**To be done**
Exact reproduction of the data is required, with images excluded.

## START Data lines

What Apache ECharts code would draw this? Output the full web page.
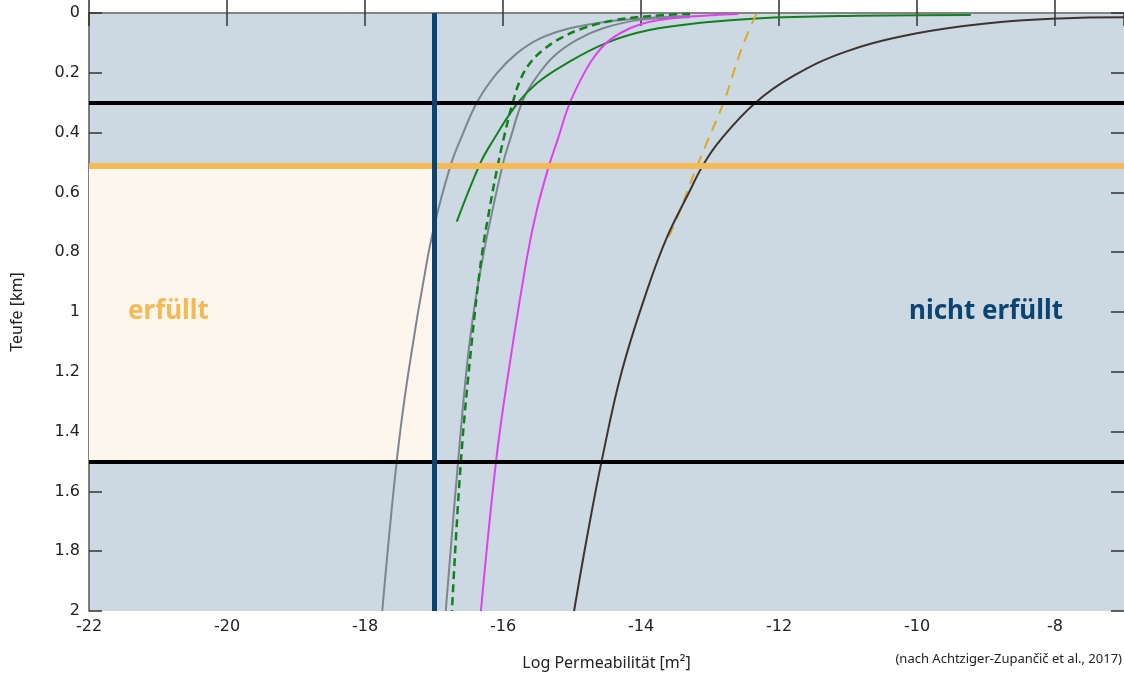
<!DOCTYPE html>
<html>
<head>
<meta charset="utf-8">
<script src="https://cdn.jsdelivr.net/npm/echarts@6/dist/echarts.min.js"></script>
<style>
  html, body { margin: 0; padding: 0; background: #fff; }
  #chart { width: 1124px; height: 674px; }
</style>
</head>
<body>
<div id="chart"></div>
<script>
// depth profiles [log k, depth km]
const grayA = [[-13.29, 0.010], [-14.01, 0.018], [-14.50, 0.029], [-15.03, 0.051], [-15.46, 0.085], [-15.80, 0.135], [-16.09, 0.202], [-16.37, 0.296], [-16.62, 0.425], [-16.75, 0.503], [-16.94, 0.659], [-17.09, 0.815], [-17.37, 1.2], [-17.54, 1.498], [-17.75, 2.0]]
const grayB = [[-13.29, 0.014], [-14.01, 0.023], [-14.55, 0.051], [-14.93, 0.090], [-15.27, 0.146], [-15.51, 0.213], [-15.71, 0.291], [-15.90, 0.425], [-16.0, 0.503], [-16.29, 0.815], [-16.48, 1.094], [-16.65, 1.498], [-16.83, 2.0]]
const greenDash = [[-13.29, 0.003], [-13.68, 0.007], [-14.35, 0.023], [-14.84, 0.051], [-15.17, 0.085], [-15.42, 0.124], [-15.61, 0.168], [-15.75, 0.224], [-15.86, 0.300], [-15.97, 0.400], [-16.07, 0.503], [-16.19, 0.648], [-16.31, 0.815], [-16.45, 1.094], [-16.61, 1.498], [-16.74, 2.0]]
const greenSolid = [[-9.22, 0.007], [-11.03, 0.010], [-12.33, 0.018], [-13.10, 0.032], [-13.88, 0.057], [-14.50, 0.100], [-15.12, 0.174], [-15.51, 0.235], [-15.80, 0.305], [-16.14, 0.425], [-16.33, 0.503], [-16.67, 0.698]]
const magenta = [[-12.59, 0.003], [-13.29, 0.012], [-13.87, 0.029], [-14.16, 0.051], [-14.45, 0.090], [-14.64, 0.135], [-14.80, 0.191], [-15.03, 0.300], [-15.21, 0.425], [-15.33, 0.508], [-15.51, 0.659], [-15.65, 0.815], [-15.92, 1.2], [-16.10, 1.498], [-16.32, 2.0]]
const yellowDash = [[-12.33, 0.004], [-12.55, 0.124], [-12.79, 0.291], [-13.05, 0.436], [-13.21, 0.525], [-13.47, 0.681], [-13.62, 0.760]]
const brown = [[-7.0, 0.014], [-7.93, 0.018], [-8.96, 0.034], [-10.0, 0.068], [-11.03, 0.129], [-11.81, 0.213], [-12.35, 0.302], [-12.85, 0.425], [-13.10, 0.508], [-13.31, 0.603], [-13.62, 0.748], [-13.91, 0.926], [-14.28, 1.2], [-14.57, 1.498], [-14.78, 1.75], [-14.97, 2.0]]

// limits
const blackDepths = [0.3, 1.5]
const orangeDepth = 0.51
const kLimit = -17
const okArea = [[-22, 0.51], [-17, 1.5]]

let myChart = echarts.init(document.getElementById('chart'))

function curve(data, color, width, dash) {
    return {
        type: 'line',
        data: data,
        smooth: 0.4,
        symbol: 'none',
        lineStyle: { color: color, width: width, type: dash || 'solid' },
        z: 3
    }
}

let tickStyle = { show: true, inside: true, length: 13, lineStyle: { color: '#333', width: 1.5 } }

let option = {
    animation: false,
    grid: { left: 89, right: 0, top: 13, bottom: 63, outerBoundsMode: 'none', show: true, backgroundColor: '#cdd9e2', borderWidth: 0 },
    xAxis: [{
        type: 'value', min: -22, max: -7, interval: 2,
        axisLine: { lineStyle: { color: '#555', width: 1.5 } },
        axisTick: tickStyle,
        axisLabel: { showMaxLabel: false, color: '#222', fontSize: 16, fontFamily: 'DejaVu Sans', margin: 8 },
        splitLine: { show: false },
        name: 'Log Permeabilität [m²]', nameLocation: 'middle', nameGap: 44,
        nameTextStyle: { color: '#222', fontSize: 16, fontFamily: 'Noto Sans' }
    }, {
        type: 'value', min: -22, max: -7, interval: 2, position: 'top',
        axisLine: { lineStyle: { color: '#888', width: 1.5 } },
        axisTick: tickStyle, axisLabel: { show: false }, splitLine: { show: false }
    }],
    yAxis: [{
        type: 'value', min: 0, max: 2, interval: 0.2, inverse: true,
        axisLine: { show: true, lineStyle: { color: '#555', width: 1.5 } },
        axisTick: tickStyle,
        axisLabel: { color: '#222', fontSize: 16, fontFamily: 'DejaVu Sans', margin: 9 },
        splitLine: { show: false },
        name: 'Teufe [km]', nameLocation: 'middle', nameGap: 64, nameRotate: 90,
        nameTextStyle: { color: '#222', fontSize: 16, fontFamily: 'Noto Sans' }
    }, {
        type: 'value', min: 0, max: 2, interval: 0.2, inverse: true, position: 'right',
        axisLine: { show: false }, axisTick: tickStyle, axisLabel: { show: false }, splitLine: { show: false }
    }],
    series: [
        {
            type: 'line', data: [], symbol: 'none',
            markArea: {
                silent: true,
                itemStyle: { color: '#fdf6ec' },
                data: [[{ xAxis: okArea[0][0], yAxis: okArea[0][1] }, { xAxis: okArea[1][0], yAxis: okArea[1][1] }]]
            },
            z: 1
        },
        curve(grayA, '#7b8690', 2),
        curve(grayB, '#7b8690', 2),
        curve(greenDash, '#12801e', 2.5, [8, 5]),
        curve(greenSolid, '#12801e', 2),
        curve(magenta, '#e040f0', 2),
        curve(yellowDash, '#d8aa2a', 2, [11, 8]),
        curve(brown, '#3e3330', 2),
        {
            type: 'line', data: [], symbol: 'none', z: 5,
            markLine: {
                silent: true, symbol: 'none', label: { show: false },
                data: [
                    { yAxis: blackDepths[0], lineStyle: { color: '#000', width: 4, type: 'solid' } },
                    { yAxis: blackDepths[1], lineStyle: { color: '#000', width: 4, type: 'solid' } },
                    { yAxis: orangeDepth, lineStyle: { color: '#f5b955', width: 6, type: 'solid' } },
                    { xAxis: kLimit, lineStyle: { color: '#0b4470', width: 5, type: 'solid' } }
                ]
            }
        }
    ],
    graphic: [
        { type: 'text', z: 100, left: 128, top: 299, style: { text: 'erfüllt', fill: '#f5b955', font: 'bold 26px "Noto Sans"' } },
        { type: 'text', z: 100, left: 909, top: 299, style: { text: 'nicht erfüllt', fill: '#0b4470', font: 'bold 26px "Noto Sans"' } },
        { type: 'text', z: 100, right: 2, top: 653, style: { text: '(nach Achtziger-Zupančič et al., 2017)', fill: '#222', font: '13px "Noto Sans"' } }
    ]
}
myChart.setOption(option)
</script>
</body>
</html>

## END Data lines

**Correct output**
What Apache ECharts code would draw this? Output the full web page.
<!DOCTYPE html>
<html>
<head>
<meta charset="utf-8">
<script src="https://cdn.jsdelivr.net/npm/echarts@6/dist/echarts.min.js"></script>
<style>
  html, body { margin: 0; padding: 0; background: #fff; }
  #chart { width: 1124px; height: 674px; }
</style>
</head>
<body>
<div id="chart"></div>
<script>
// depth profiles [log k, depth km]
const grayA = [[-13.29, 0.010], [-14.01, 0.018], [-14.50, 0.029], [-15.03, 0.051], [-15.46, 0.085], [-15.80, 0.135], [-16.09, 0.202], [-16.37, 0.296], [-16.62, 0.425], [-16.75, 0.503], [-16.94, 0.659], [-17.09, 0.815], [-17.37, 1.2], [-17.54, 1.498], [-17.75, 2.0]]
const grayB = [[-13.29, 0.014], [-14.01, 0.023], [-14.55, 0.051], [-14.93, 0.090], [-15.27, 0.146], [-15.51, 0.213], [-15.71, 0.291], [-15.90, 0.425], [-16.0, 0.503], [-16.29, 0.815], [-16.48, 1.094], [-16.65, 1.498], [-16.83, 2.0]]
const greenDash = [[-13.29, 0.003], [-13.68, 0.007], [-14.35, 0.023], [-14.84, 0.051], [-15.17, 0.085], [-15.42, 0.124], [-15.61, 0.168], [-15.75, 0.224], [-15.86, 0.300], [-15.97, 0.400], [-16.07, 0.503], [-16.19, 0.648], [-16.31, 0.815], [-16.45, 1.094], [-16.61, 1.498], [-16.74, 2.0]]
const greenSolid = [[-9.22, 0.007], [-11.03, 0.010], [-12.33, 0.018], [-13.10, 0.032], [-13.88, 0.057], [-14.50, 0.100], [-15.12, 0.174], [-15.51, 0.235], [-15.80, 0.305], [-16.14, 0.425], [-16.33, 0.503], [-16.67, 0.698]]
const magenta = [[-12.59, 0.003], [-13.29, 0.012], [-13.87, 0.029], [-14.16, 0.051], [-14.45, 0.090], [-14.64, 0.135], [-14.80, 0.191], [-15.03, 0.300], [-15.21, 0.425], [-15.33, 0.508], [-15.51, 0.659], [-15.65, 0.815], [-15.92, 1.2], [-16.10, 1.498], [-16.32, 2.0]]
const yellowDash = [[-12.33, 0.004], [-12.55, 0.124], [-12.79, 0.291], [-13.05, 0.436], [-13.21, 0.525], [-13.47, 0.681], [-13.62, 0.760]]
const brown = [[-7.0, 0.014], [-7.93, 0.018], [-8.96, 0.034], [-10.0, 0.068], [-11.03, 0.129], [-11.81, 0.213], [-12.35, 0.302], [-12.85, 0.425], [-13.10, 0.508], [-13.31, 0.603], [-13.62, 0.748], [-13.91, 0.926], [-14.28, 1.2], [-14.57, 1.498], [-14.78, 1.75], [-14.97, 2.0]]

// limits
const blackDepths = [0.3, 1.5]
const orangeDepth = 0.51
const kLimit = -17
const okArea = [[-22, 0.51], [-17, 1.5]]

let myChart = echarts.init(document.getElementById('chart'))

function curve(data, color, width, dash) {
    return {
        type: 'line',
        data: data,
        smooth: 0.4,
        symbol: 'none',
        lineStyle: { color: color, width: width, type: dash || 'solid' },
        z: 3
    }
}

let tickStyle = { show: true, inside: true, length: 13, lineStyle: { color: '#333', width: 1.5 } }

let option = {
    animation: false,
    grid: { left: 89, right: 0, top: 13, bottom: 63, outerBoundsMode: 'none', show: true, backgroundColor: '#cdd9e2', borderWidth: 0 },
    xAxis: [{
        type: 'value', min: -22, max: -7, interval: 2,
        axisLine: { lineStyle: { color: '#555', width: 1.5 } },
        axisTick: tickStyle,
        axisLabel: { showMaxLabel: false, color: '#222', fontSize: 16, fontFamily: 'DejaVu Sans', margin: 8 },
        splitLine: { show: false },
        name: 'Log Permeabilität [m²]', nameLocation: 'middle', nameGap: 44,
        nameTextStyle: { color: '#222', fontSize: 16, fontFamily: 'Noto Sans' }
    }, {
        type: 'value', min: -22, max: -7, interval: 2, position: 'top',
        axisLine: { lineStyle: { color: '#888', width: 1.5 } },
        axisTick: tickStyle, axisLabel: { show: false }, splitLine: { show: false }
    }],
    yAxis: [{
        type: 'value', min: 0, max: 2, interval: 0.2, inverse: true,
        axisLine: { show: true, lineStyle: { color: '#555', width: 1.5 } },
        axisTick: tickStyle,
        axisLabel: { color: '#222', fontSize: 16, fontFamily: 'DejaVu Sans', margin: 9 },
        splitLine: { show: false },
        name: 'Teufe [km]', nameLocation: 'middle', nameGap: 64, nameRotate: 90,
        nameTextStyle: { color: '#222', fontSize: 16, fontFamily: 'Noto Sans' }
    }, {
        type: 'value', min: 0, max: 2, interval: 0.2, inverse: true, position: 'right',
        axisLine: { show: false }, axisTick: tickStyle, axisLabel: { show: false }, splitLine: { show: false }
    }],
    series: [
        {
            type: 'line', data: [], symbol: 'none',
            markArea: {
                silent: true,
                itemStyle: { color: '#fdf6ec' },
                data: [[{ xAxis: okArea[0][0], yAxis: okArea[0][1] }, { xAxis: okArea[1][0], yAxis: okArea[1][1] }]]
            },
            z: 1
        },
        curve(grayA, '#7b8690', 2),
        curve(grayB, '#7b8690', 2),
        curve(greenDash, '#12801e', 2.5, [8, 5]),
        curve(greenSolid, '#12801e', 2),
        curve(magenta, '#e040f0', 2),
        curve(yellowDash, '#d8aa2a', 2, [11, 8]),
        curve(brown, '#3e3330', 2),
        {
            type: 'line', data: [], symbol: 'none', z: 5,
            markLine: {
                silent: true, symbol: 'none', label: { show: false },
                data: [
                    { yAxis: blackDepths[0], lineStyle: { color: '#000', width: 4, type: 'solid' } },
                    { yAxis: blackDepths[1], lineStyle: { color: '#000', width: 4, type: 'solid' } },
                    { yAxis: orangeDepth, lineStyle: { color: '#f5b955', width: 6, type: 'solid' } },
                    { xAxis: kLimit, lineStyle: { color: '#0b4470', width: 5, type: 'solid' } }
                ]
            }
        }
    ],
    graphic: [
        { type: 'text', z: 100, left: 128, top: 299, style: { text: 'erfüllt', fill: '#f5b955', font: 'bold 26px "Noto Sans"' } },
        { type: 'text', z: 100, left: 909, top: 299, style: { text: 'nicht erfüllt', fill: '#0b4470', font: 'bold 26px "Noto Sans"' } },
        { type: 'text', z: 100, right: 2, top: 653, style: { text: '(nach Achtziger-Zupančič et al., 2017)', fill: '#222', font: '13px "Noto Sans"' } }
    ]
}
myChart.setOption(option)
</script>
</body>
</html>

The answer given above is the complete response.